Online Visualization as a Way to See the Integral as a Process
Online environments fundamentally change how integrals are presented. Animations make it possible to show what static diagrams cannot: the gradual partitioning of a region, the movement of Riemann rectangles, and the progressive improvement of approximations. Students observe how sums of areas “assemble” into an integral and begin to perceive it as a process rather than a symbol.
Interactive modules intensify this effect. The ability to modify the function, adjust the number of partitions, or change the integration limits transforms learning into experimentation. Students do not merely accept the instructor’s statements but test them: What happens if the number of rectangles increases? Why does the approximation improve? How does the shape of the function affect convergence?
A major advantage of online environments is reversibility. Learners can step backward, revisit earlier stages, and retrace the logic at their own pace. In a traditional classroom, such repetition demands time and instructor effort; in a digital setting, it becomes a natural feature of interaction.
Visualization also lowers the entry barrier. Even students with weak algebraic preparation can begin with geometric understanding and gradually move toward formal calculation. This reverses the usual learning order: meaning first, technique second.
Example: How Animation Helps Explain a Definite Integral
Consider a concrete example that illustrates the value of online visualization. Suppose students are asked to understand the meaning of the definite integral
∫₀² x² dx.
In a traditional approach, the student immediately computes an antiderivative, substitutes the limits, and obtains a numerical result. Formally, the problem is solved, but the connection between the number and geometry remains weak.
In an interactive module, learning can proceed differently. The screen displays the graph of y = x² over the interval [0, 2]. Beneath the curve appears a single wide rectangle, offering a rough approximation of the area. The user then increases the number of partitions: two rectangles, four, eight. The animation shows how the step-like shape increasingly conforms to the curve.
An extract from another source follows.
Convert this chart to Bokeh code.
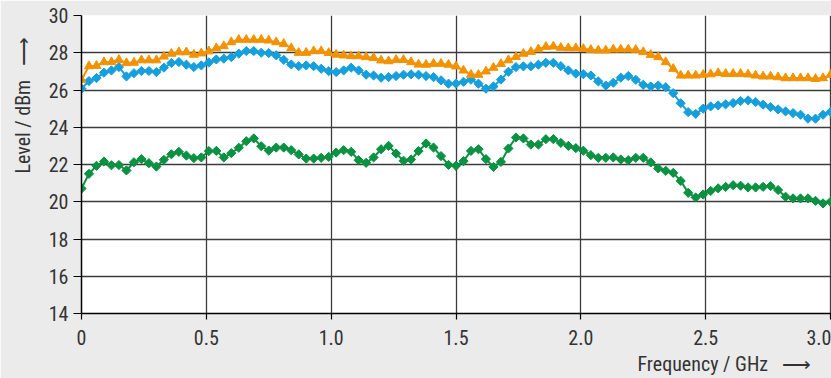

Students see that each sum is an approximation and that the integral emerges as the limit of this process. As the number of rectangles approaches infinity, the “steps” visually disappear and the region under the curve becomes smooth. The numerical result ceases to be abstract—it corresponds to a visible area.
The module may also allow users to change the function or integration bounds. This immediately demonstrates the universality of the integral concept and its independence from any single formula. Such an experience is difficult to replicate on a blackboard because it engages not only symbolic but also spatial reasoning.
When Online Methods Truly Outperform Traditional Ones
Despite their clear advantages, online visualization tools are not universally superior. Their strength lies primarily in the development of intuition. When students need to understand what area under a curve means, how accumulation works, or how integrals relate to real processes, animations and interactivity are often more effective than static explanations.
However, traditional methods remain indispensable for mastering rigorous proofs and computational skills. Online environments can create an illusion of understanding if they are not accompanied by analytical work. Seeing a process does not automatically translate into the ability to formalize it. The most effective learning therefore results from combining approaches rather than replacing one with the other.
Cognitive load is another important consideration. Poorly designed animations can distract learners and overwhelm perception. Effective visualization should be minimalist and subordinated to instructional goals, not to the demonstration of technical capabilities.
The table below compares traditional and online approaches to learning integrals.
| Criterion | Traditional Methods | Online Visualization |
|---|---|---|
| Process representation | Static | Dynamic |
| Intuition building | Limited | Enhanced |
| Pace control | Instructor-dependent | Individualized |
| Technical skill development | Strong | Requires supplementation |
| Risk of illusion of understanding | Moderate | Higher without analysis |
This comparison shows that the key question is not which method is “better,” but at what stage and for what purpose each method is used.
Key Takeaways
- Integrals are challenging because they separate formulas from meaning.
- Traditional methods often underemphasize accumulation as a process.
- Online animations reveal the integral as a dynamic construction.
- Interactivity turns learning into exploration.
- Visualization is especially effective for building intuition.
- The best results come from combining digital and classical approaches.
Conclusion
An integral is not merely a computational operation, but an idea that connects geometry, analysis, and real-world processes. Online environments with animations and interactive modules make this idea tangible and accessible, especially in the early stages of learning. Their effectiveness, however, depends on integration with traditional methods that provide rigor and depth. The goal is not to replace classical education, but to expand its toolkit—allowing students not only to compute integrals, but to understand what they are computing.